Von Grit Warnat 01.03.2013, 02:14

Die Fotografin Pepa Hristova ist mehrmals in die abgeschiedene Bergwelt Albaniens gereist, um Burrneshas aufzusuchen, jene Frauen, die als Männer leben. Sie nannte ihre Serie "Sworn Virgins". Das Kunstmuseum Kloster Unser Lieben Frauen zeigt den Foto-Essay bis zum 26. Mai.

Magdeburg l Wer in die Bergwelt Nordalbaniens reist, erlebt eine archaische Natur und Menschen, die in großer Abgeschiedenheit ein entbehrungsreiches Leben führen. Und sie leben mit einer jahrhundertealten Tradition. Der Kanun regelte das Zusammenleben - teilweise bis heute.

Die noch aus dem Mittelalter stammende Gesetzessammlung zeigt vor allem, wie wichtig den Menschen persönliche Ehre ist. Und der Kanun ermöglicht Familien, die Vater oder Sohn verloren haben, eine Tochter zum Familienoberhaupt zu bestimmen.

Diese Frauen, die die Rolle der Männer einnehmen, heißen Burrneshas, "geschworene Jungfrauen". Die aus Bulgarien stammende und in Hamburg lebende Künstlerin Pepa Hristova reiste in den vergangenen Jahren dreimal in die albanische Bergwelt, suchte diese Frauen auf, fotografierte sie. Im Kunstmuseum führt sie den Besucher mit Porträt- und Landschaftsbildern in diese uns so fremde Welt.

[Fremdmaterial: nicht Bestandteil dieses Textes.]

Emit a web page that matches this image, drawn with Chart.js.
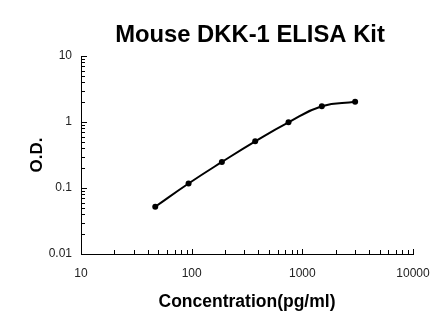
<!DOCTYPE html>
<html>
<head>
<meta charset="utf-8">
<script src="https://cdn.jsdelivr.net/npm/chart.js@4"></script>
<style>
  body { margin: 0; background: #fff; }
  #wrap { width: 446px; height: 326px; }
</style>
</head>
<body>
<div id="wrap"><canvas id="chart" width="446" height="326"></canvas></div>
<script>
// Standard curve data
const concentrations = [46.875, 93.75, 187.5, 375, 750, 1500, 3000];
const odValues = [0.052, 0.117, 0.248, 0.51, 0.99, 1.73, 2.02];

// Axis ticks
const xTicks = [10, 100, 1000, 10000];
const yTicks = [0.01, 0.1, 1, 10];

const chartTitle = 'Mouse DKK-1 ELISA Kit';
const fontFamily = "Arial, 'Liberation Sans', sans-serif";

// Title sits a bit right of centre in the original, so draw it ourselves
const titleText = {
  id: 'titleText',
  afterDraw(chart) {
    const {ctx} = chart;
    ctx.save();
    ctx.font = 'bold 22px ' + fontFamily;
    // size the title so it spans about 270px like the original
    const size = 22 * 270 / ctx.measureText(chartTitle).width;
    ctx.font = 'bold ' + size.toFixed(1) + 'px ' + fontFamily;
    ctx.fillStyle = '#000';
    ctx.textAlign = 'center';
    ctx.textBaseline = 'middle';
    ctx.fillText(chartTitle, 250, 35);
    ctx.restore();
  }
};

// Draw the small tick marks inside the plot, like the original
const tickMarks = {
  id: 'tickMarks',
  afterDraw(chart) {
    const {ctx, chartArea, scales: {x, y}} = chart;
    ctx.save();
    ctx.strokeStyle = '#000';
    ctx.lineWidth = 1;
    ctx.beginPath();
    // x axis ticks point up
    for (let i = 0; i < xTicks.length; i++) {
      const steps = i < xTicks.length - 1 ? 9 : 1;
      for (let m = 1; m <= steps; m++) {
        const px = Math.round(x.getPixelForValue(xTicks[i] * m)) + 0.5;
        const len = m === 1 ? 5 : 4;
        ctx.moveTo(px, chartArea.bottom);
        ctx.lineTo(px, chartArea.bottom - len);
      }
    }
    // y axis ticks point right
    for (let i = 0; i < yTicks.length; i++) {
      const steps = i < yTicks.length - 1 ? 9 : 1;
      for (let m = 1; m <= steps; m++) {
        const py = Math.round(y.getPixelForValue(yTicks[i] * m)) + 0.5;
        const len = m === 1 ? 6 : 4;
        ctx.moveTo(chartArea.left, py);
        ctx.lineTo(chartArea.left + len, py);
      }
    }
    ctx.stroke();
    ctx.restore();
  }
};

const chart = new Chart(document.getElementById('chart'), {
  type: 'line',
  data: {
    datasets: [{
      data: concentrations.map((c, i) => ({x: c, y: odValues[i]})),
      borderColor: '#000',
      backgroundColor: '#000',
      borderWidth: 2,
      pointRadius: 3,
      pointBackgroundColor: '#000',
      pointBorderWidth: 0,
      tension: 0.45,
      fill: false
    }]
  },
  options: {
    responsive: false,
    devicePixelRatio: 1,
    animation: false,
    layout: { padding: { left: 0, right: 33, top: 56, bottom: 0 } },
    plugins: {
      legend: { display: false },
      tooltip: { enabled: false },
      title: { display: false }
    },
    scales: {
      x: {
        type: 'logarithmic',
        min: 10,
        max: 10000,
        afterBuildTicks: scale => { scale.ticks = xTicks.map(v => ({value: v})); },
        afterFit: scale => { scale.height = 72; },
        grid: { display: false, drawTicks: false },
        border: { display: true, color: '#000', width: 1 },
        ticks: {
          color: '#222',
          font: { family: fontFamily, size: 12 },
          padding: 12,
          maxRotation: 0,
          autoSkip: false,
          callback: v => String(v)
        },
        title: {
          display: true,
          text: 'Concentration(pg/ml)',
          color: '#000',
          font: { family: fontFamily, size: 17.5, weight: 'bold', lineHeight: 1.2 },
          padding: { top: 0, bottom: 13.5 }
        }
      },
      y: {
        type: 'logarithmic',
        min: 0.01,
        max: 10,
        afterBuildTicks: scale => { scale.ticks = yTicks.map(v => ({value: v})); },
        afterFit: scale => { scale.width = 81; },
        grid: { display: false, drawTicks: false },
        border: { display: true, color: '#000', width: 1 },
        ticks: {
          color: '#222',
          font: { family: fontFamily, size: 12 },
          padding: 9,
          autoSkip: false,
          callback: v => String(v)
        },
        title: {
          display: true,
          text: 'O.D.',
          color: '#000',
          font: { family: fontFamily, size: 17, weight: 'bold', lineHeight: 1.2 },
          padding: { top: 26.8, bottom: 0 }
        }
      }
    }
  },
  plugins: [tickMarks, titleText]
});
</script>
</body>
</html>
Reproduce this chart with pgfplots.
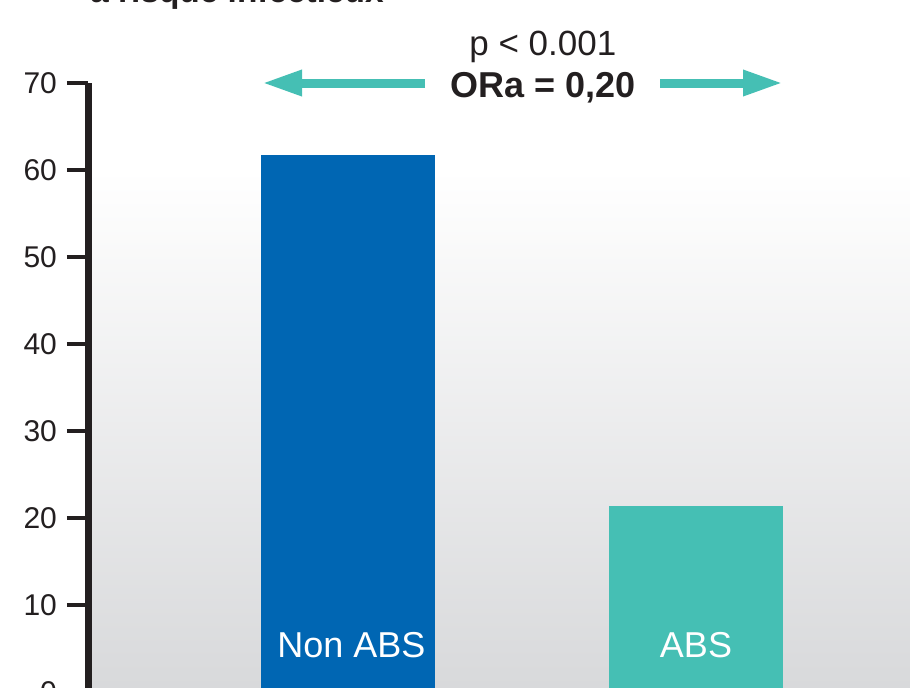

Da ist Drande. Sie war 19, als sie ihre Mädchenkleider abgelegt hatte. Porträts zeigen Drande auf dem Sofa liegend, gemeinsam mit der Mutter, sitzend auf dem Sofa - geschmückt mit Spitzendeckchen und Kuscheltier. Hristova liegt viel an diesen Details des Umfeldes, an Bildern, an Blumenvasen. Die Fotografin beobachtet genau. Sie inszeniert behutsam, es geht ihr ums Innehalten. Sie selbst spricht von einer Halbinszenierung. "Sie sind in ihrer Realität und ich sage stopp und fotografiere", sagt Pepa Hristova. Die Realität sind das bescheidene heimische Wohnzimmer, das Feld am Dorf. Auf dem Feld sitzt Haki. Zigarette in der Hand, Zigarette im Mund. Bei ihr wird der Geschlechter-Rollenwechsel am deutlichsten. Wohl auch, weil Haki von Geburt an als Junge aufgezogen wurde.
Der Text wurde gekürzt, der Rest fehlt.